[DATA LINES]

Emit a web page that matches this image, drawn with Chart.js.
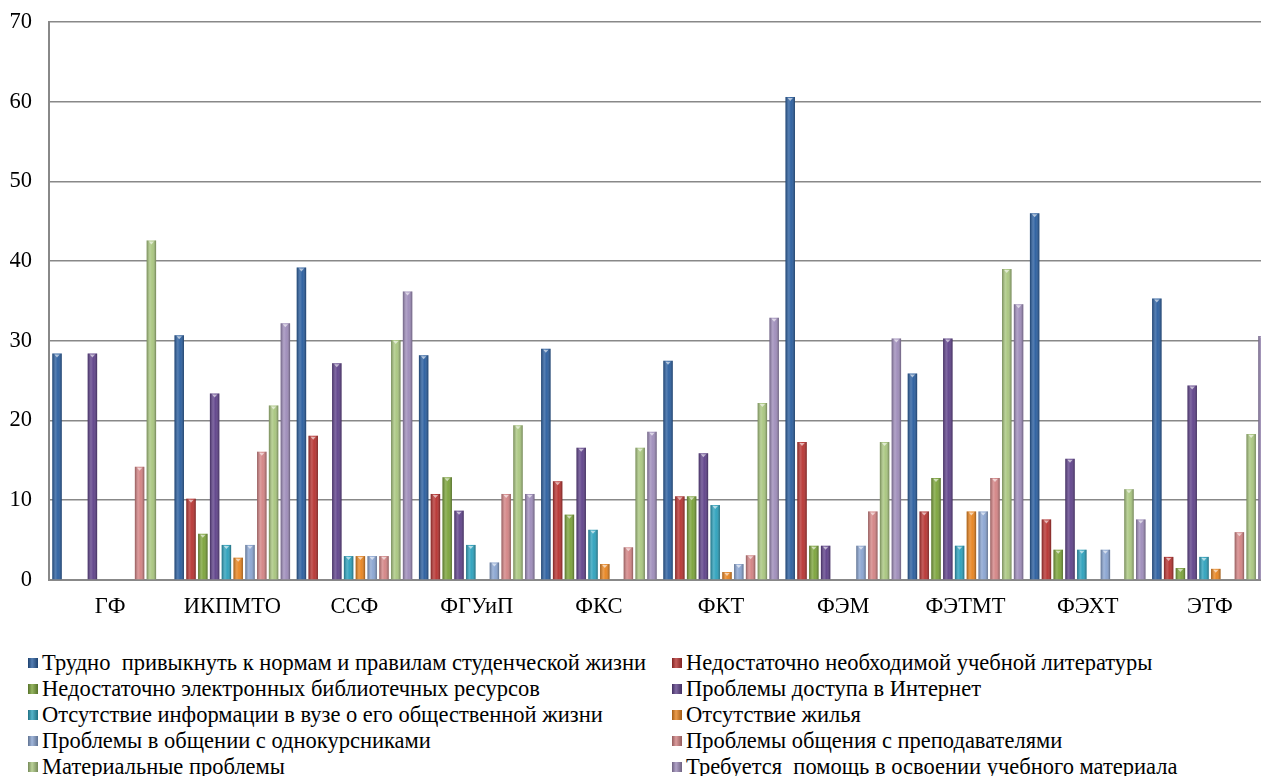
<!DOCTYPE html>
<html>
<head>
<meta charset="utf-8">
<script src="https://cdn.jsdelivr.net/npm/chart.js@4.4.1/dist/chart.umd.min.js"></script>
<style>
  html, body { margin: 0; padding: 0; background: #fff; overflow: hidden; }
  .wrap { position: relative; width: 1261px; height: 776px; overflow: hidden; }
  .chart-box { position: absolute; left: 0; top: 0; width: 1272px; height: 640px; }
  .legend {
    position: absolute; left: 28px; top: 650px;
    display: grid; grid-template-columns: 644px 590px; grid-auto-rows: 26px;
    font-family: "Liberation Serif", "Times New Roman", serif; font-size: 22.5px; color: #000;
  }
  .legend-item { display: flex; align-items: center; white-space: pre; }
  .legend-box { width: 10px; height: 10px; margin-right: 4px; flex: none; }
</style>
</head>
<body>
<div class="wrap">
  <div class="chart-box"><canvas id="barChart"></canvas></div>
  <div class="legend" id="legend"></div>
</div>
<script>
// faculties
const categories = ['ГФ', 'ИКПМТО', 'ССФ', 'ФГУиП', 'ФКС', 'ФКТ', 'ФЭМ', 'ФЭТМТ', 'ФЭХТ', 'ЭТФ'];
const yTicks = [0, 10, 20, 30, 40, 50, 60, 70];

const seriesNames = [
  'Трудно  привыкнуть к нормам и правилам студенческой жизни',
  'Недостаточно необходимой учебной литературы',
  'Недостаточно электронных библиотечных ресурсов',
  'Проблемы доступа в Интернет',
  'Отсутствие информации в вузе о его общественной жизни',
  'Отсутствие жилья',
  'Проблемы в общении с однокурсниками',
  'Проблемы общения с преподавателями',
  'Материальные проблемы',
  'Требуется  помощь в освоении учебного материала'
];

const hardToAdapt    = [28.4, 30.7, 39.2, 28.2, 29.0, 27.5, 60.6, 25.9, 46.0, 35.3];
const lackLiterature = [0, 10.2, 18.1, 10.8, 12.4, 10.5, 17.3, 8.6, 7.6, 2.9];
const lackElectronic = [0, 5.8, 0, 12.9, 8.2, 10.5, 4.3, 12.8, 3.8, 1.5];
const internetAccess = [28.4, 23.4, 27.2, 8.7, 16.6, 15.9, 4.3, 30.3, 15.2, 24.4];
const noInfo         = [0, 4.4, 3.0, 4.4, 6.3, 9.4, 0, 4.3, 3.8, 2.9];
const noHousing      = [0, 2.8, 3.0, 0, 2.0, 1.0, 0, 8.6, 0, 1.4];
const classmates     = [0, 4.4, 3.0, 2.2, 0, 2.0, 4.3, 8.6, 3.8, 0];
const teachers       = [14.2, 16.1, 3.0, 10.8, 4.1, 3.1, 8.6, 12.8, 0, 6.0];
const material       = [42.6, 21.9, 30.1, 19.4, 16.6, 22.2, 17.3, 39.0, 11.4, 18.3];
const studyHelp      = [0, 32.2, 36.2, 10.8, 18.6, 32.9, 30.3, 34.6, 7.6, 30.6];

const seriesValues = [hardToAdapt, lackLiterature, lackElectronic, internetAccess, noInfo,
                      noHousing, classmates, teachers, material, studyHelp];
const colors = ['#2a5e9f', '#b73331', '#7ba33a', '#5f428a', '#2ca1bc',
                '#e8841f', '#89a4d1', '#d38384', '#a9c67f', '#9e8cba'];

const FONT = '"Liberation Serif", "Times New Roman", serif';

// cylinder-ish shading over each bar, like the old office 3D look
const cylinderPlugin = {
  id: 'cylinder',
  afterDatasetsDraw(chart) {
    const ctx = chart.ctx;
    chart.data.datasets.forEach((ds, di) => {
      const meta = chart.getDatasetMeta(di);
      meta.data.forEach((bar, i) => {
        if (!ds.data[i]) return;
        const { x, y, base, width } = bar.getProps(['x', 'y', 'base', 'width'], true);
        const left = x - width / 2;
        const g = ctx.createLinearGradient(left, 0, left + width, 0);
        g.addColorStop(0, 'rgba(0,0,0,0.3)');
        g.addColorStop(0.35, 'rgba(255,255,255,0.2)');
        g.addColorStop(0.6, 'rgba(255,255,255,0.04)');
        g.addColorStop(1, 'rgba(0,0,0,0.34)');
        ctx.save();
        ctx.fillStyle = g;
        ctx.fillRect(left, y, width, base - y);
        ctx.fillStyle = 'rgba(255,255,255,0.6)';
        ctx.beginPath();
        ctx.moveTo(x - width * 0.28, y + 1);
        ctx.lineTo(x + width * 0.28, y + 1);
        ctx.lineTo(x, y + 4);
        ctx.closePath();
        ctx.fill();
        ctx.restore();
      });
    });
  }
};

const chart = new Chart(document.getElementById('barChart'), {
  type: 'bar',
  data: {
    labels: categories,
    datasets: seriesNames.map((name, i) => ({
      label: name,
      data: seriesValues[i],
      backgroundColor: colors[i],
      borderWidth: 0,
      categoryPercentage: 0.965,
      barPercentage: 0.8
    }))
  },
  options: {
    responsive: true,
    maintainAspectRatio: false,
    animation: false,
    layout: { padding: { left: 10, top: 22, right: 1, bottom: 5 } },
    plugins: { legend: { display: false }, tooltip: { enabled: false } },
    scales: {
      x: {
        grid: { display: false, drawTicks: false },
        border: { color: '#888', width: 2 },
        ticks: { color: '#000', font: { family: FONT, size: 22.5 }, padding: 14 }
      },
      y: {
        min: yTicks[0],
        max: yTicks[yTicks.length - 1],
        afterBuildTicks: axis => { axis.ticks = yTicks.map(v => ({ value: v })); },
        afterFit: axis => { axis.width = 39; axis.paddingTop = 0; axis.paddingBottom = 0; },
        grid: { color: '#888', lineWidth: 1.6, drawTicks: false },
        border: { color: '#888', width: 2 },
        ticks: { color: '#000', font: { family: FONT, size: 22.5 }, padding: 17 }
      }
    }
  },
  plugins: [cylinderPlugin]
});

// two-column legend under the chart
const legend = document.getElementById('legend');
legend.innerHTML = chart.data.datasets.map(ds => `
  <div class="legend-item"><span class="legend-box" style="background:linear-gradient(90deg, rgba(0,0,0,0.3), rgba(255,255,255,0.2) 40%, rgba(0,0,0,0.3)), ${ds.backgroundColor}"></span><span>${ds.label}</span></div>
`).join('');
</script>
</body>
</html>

[DIRECTIONS FOR THIS TASK] Give back exactly the lines from the first line of the data through the line with "const yTicks = [0, 10, 20, 30, 40, 50, 60, 70];", pictures excluded.

[CORRECT RESULT]
Emit a web page that matches this image, drawn with Chart.js.
<!DOCTYPE html>
<html>
<head>
<meta charset="utf-8">
<script src="https://cdn.jsdelivr.net/npm/chart.js@4.4.1/dist/chart.umd.min.js"></script>
<style>
  html, body { margin: 0; padding: 0; background: #fff; overflow: hidden; }
  .wrap { position: relative; width: 1261px; height: 776px; overflow: hidden; }
  .chart-box { position: absolute; left: 0; top: 0; width: 1272px; height: 640px; }
  .legend {
    position: absolute; left: 28px; top: 650px;
    display: grid; grid-template-columns: 644px 590px; grid-auto-rows: 26px;
    font-family: "Liberation Serif", "Times New Roman", serif; font-size: 22.5px; color: #000;
  }
  .legend-item { display: flex; align-items: center; white-space: pre; }
  .legend-box { width: 10px; height: 10px; margin-right: 4px; flex: none; }
</style>
</head>
<body>
<div class="wrap">
  <div class="chart-box"><canvas id="barChart"></canvas></div>
  <div class="legend" id="legend"></div>
</div>
<script>
// faculties
const categories = ['ГФ', 'ИКПМТО', 'ССФ', 'ФГУиП', 'ФКС', 'ФКТ', 'ФЭМ', 'ФЭТМТ', 'ФЭХТ', 'ЭТФ'];
const yTicks = [0, 10, 20, 30, 40, 50, 60, 70];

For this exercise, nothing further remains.